Es geht um nichts weniger als die Rückeroberung des öffentlichen Raumes, garniert mit einem Schuss Subversivität, wenn diese Räume zweckentfremdet und umfunktioniert werden. Und da bieten sich so einige Räume an, auch und gerade in Potsdam, welche auf den ersten Blick völlig profane Funktionen haben, aber – und das ahnt man manchmal gar nicht – hervorragend geeignet sind, auf eine völlig neue Weise genutzt zu werden. Es gehört aber auch dazu, dass man diesen Locations im normalen Leben ihre normale Funktion lässt. Von daher soll die explizite Erwähnung an dieser Stelle unterbleiben; es könnte quasi jede Lokalität gemeint sein.
Die junge Generation hat immerhin die besten Voraussetzungen: bestens vernetzt, jederzeit erreichbar, unabhängig – und sicherlich überfüttert davon, die wochenendliche Freizeit in festen, konsumorientierten Kanälen zu verbringen. Dieses Vakuum nutzt der Potsdamer DJ Kaypod aus, um Alternativen zu bieten. Wenn die Nacht zum Tag gemacht werden soll, sind spannendere als die herkömmlichen Orte gefragt. So sucht man eben im herkömmlichen Kulturkalender vergebens: Voraussetzung ist, ein Teil dieser Bewegung zu sein. Die Wurzeln sind zu recht in der Flashmob-Kultur auszumachen; es geht um kurzfristige, nicht öffentliche Bekanntgabe der Events, in Form von SMS, Social Networks oder dem herkömmlichen „Buschfunk“.

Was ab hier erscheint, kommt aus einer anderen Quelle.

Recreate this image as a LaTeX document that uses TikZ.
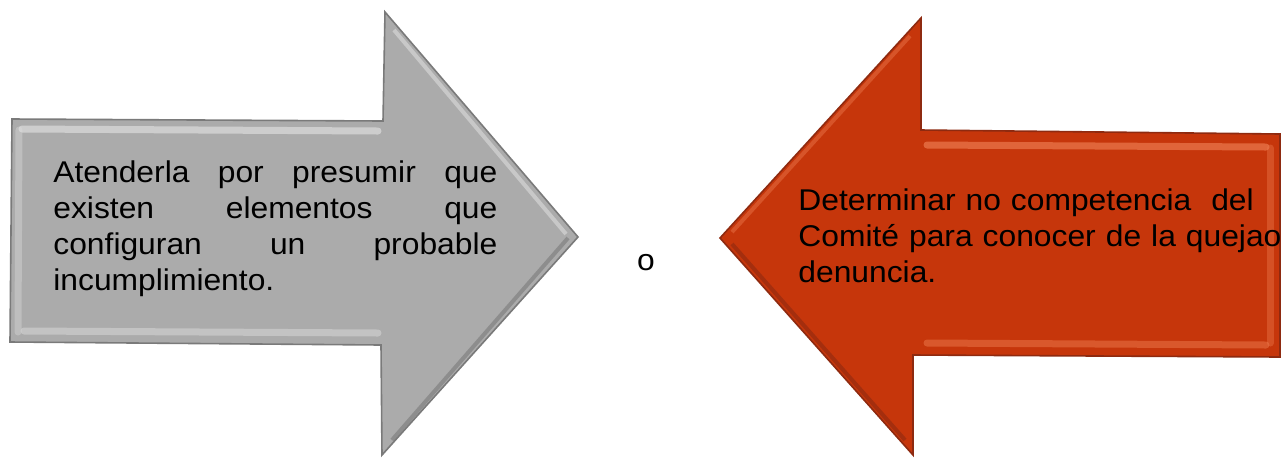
\documentclass[tikz,border=0pt]{standalone}
\usepackage{fontspec}
\setmainfont{Liberation Sans}[FakeStretch=1.06]
\usetikzlibrary{positioning}
\definecolor{grisfondo}{HTML}{ABABAB}
\definecolor{grisborde}{HTML}{7A7A7A}
\definecolor{grisluz}{HTML}{DCDCDC}
\definecolor{rojofondo}{HTML}{C6360B}
\definecolor{rojoborde}{HTML}{8E2A10}
\definecolor{rojoluz}{HTML}{EC7A4E}
\tikzset{
  textoflecha/.style={inner sep=0pt, font=\fontsize{15}{18}\selectfont, text=black},
  brillo/.style={line width=3.5, line cap=round, opacity=0.7},
}
\begin{document}
\begin{tikzpicture}[x=0.5pt,y=-0.5pt]
    \useasboundingbox (0,0) rectangle (1282,457);
    % flecha gris (derecha)
    \fill [grisfondo, draw=grisborde, line width=0.8] (12,119) -- (383,121) -- (385,12) -- (578,237) -- (382,455) -- (381,345) -- (10,342) -- cycle;
    \draw [brillo, grisluz] (22,129) -- (378,131);
    \draw [brillo, grisluz, opacity=0.5] (24,331) -- (378,333);
    \draw [brillo, grisluz, opacity=0.4] (19,130) -- (18,332);
    \draw [grisborde, line width=2, opacity=0.6] (392,440) -- (568,238);
    \draw [white, line width=2, opacity=0.35] (394,30) -- (566,234);
    \node [textoflecha, text width=222pt, align=justify, anchor=north west] (atender) at (53,160)
      {Atenderla por presumir que\linebreak existen elementos que\linebreak configuran un probable\linebreak incumplimiento.};
    % o
    \node [textoflecha, anchor=center] (o) at (646,263) {o};
    % flecha roja (izquierda)
    \fill [rojofondo, draw=rojoborde, line width=0.8] (720,238) -- (921,18) -- (921,130) -- (1280,134) -- (1280,357) -- (913,355) -- (913,455) -- cycle;
    \draw [brillo, rojoluz] (927,145) -- (1266,147);
    \draw [brillo, rojoluz, opacity=0.5] (927,343) -- (1266,345);
    \draw [brillo, rojoluz, opacity=0.4] (1270,148) -- (1270,343);
    \draw [rojoborde, line width=2, opacity=0.6] (732,244) -- (905,440);
    \draw [rojoluz, line width=2, opacity=0.45] (732,232) -- (910,36);
    \node [textoflecha, text width=250pt, align=left, anchor=north west] (determinar) at (798,188)
      {Determinar no competencia~ del\\Comité para conocer de la quejao\\denuncia.};
\end{tikzpicture}
\end{document}
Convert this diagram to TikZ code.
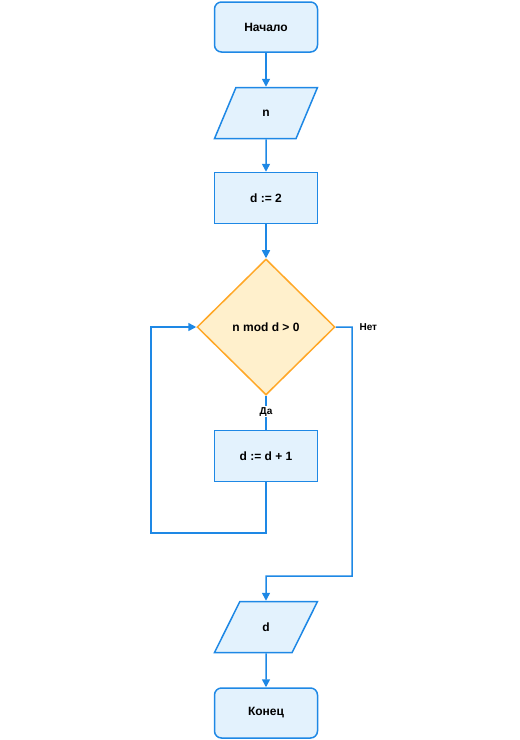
\documentclass[tikz,border=0pt]{standalone}
\usepackage{fontspec}
\setmainfont{Liberation Sans}
\usetikzlibrary{arrows.meta,shapes.geometric}
\definecolor{bstroke}{RGB}{30,136,229}
\definecolor{bfill}{RGB}{227,242,253}
\definecolor{ostroke}{RGB}{255,167,38}
\definecolor{ofill}{RGB}{255,240,204}
\tikzset{
  txt/.style={font=\fontsize{12}{14}\selectfont\bfseries},
  term/.style={txt,draw=bstroke,fill=bfill,line width=1.5pt,rounded corners=7pt,minimum width=103pt,minimum height=50pt,inner sep=0pt},
  proc/.style={txt,draw=bstroke,fill=bfill,line width=1.5pt,minimum width=103pt,minimum height=51pt,inner sep=0pt},
  io/.style={txt,draw=bstroke,fill=bfill,line width=1.5pt,trapezium,trapezium left angle=68,trapezium right angle=112,minimum width=103pt,minimum height=51pt,inner sep=0pt,trapezium stretches=true},
  dec/.style={txt,draw=ostroke,fill=ofill,line width=1.5pt,diamond,minimum width=138pt,minimum height=136pt,inner sep=0pt,aspect=1.01},
  conn/.style={draw=bstroke,line width=1.5pt},
  arr/.style={conn,-{Triangle[length=8pt,width=8pt]}},
  lbl/.style={font=\fontsize{10}{12}\selectfont\bfseries},
}
\begin{document}
\begin{tikzpicture}[x=1pt,y=-1pt]
\useasboundingbox (0,0) rectangle (520,740);
\node[term] (start) at (266,27) {Начало};
\node[io] (inn) at (266,113) {n};
\node[proc] (init) at (266,198) {d := 2};
\node[dec] (cond) at (266,327) {n mod d > 0};
\node[proc] (inc) at (266,456) {d := d + 1};
\node[io] (out) at (266,627) {d};
\node[term] (fin) at (266,713) {Конец};
\coordinate (l1) at (266,533);
\coordinate (l2) at (151,533);
\coordinate (l3) at (151,327);
\coordinate (r1) at (352,327);
\coordinate (r2) at (352,576);
\coordinate (r3) at (266,576);
\draw[arr] (start) -- (inn);
\draw[arr] (inn) -- (init);
\draw[arr] (init) -- (cond);
\draw[conn] (cond.south) -- (inc.north) node[pos=0.47,lbl,fill=white,inner sep=1pt] (da) {Да};
\draw[arr] (inc.south) -- (l1) -- (l2) -- (l3) -- (cond.west);
\draw[arr] (cond.east) -- (r1) -- (r2) -- (r3) -- (out.north);
\draw[arr] (out) -- (fin);
\node[lbl,anchor=west] (net) at (356,327) {Нет};
\end{tikzpicture}
\end{document}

Und so fand man sich schließlich wieder, mitten in der Nacht, unbeeindruckt von gleichzeitig stattfindenden anderen Events und umzingelt von beeindruckendem Wetterleuchten einer warmen Sommernacht, die sich zusehends in ein Sommergewitter verwandelte und schließlich in erlösenden Regen gipfelte. Wenige Stunden vorher noch ein funktionelles Bauwerk, verwandelte sich der Ort schnell zu einem Treffpunkt des ausgelassenen Feierns. Seichte elektronische Musik, irgendwo zwischen Dancehall, House und World Music, waberte aus den Boxen und verlieh dieser Nacht den gebührenden Soundtrack. Es fühlte sich gut an, irgendwie richtig, es gab nichts zu kaufen oder zu verkaufen, nur Musik um der Musik willen von zwei großartigen DJs.
Mit Anbruch des Morgens verschwand dieses seltsame Spektakel schließlich genauso schnell, wie es gekommen war. Als die ersten Sonnenstrahlen herauskamen, war von dieser Nacht und ihren Menschen nichts mehr zu erahnen. Und der öffentliche Raum durfte sich wieder ganz seiner eigentlichen Bestimmung widmen.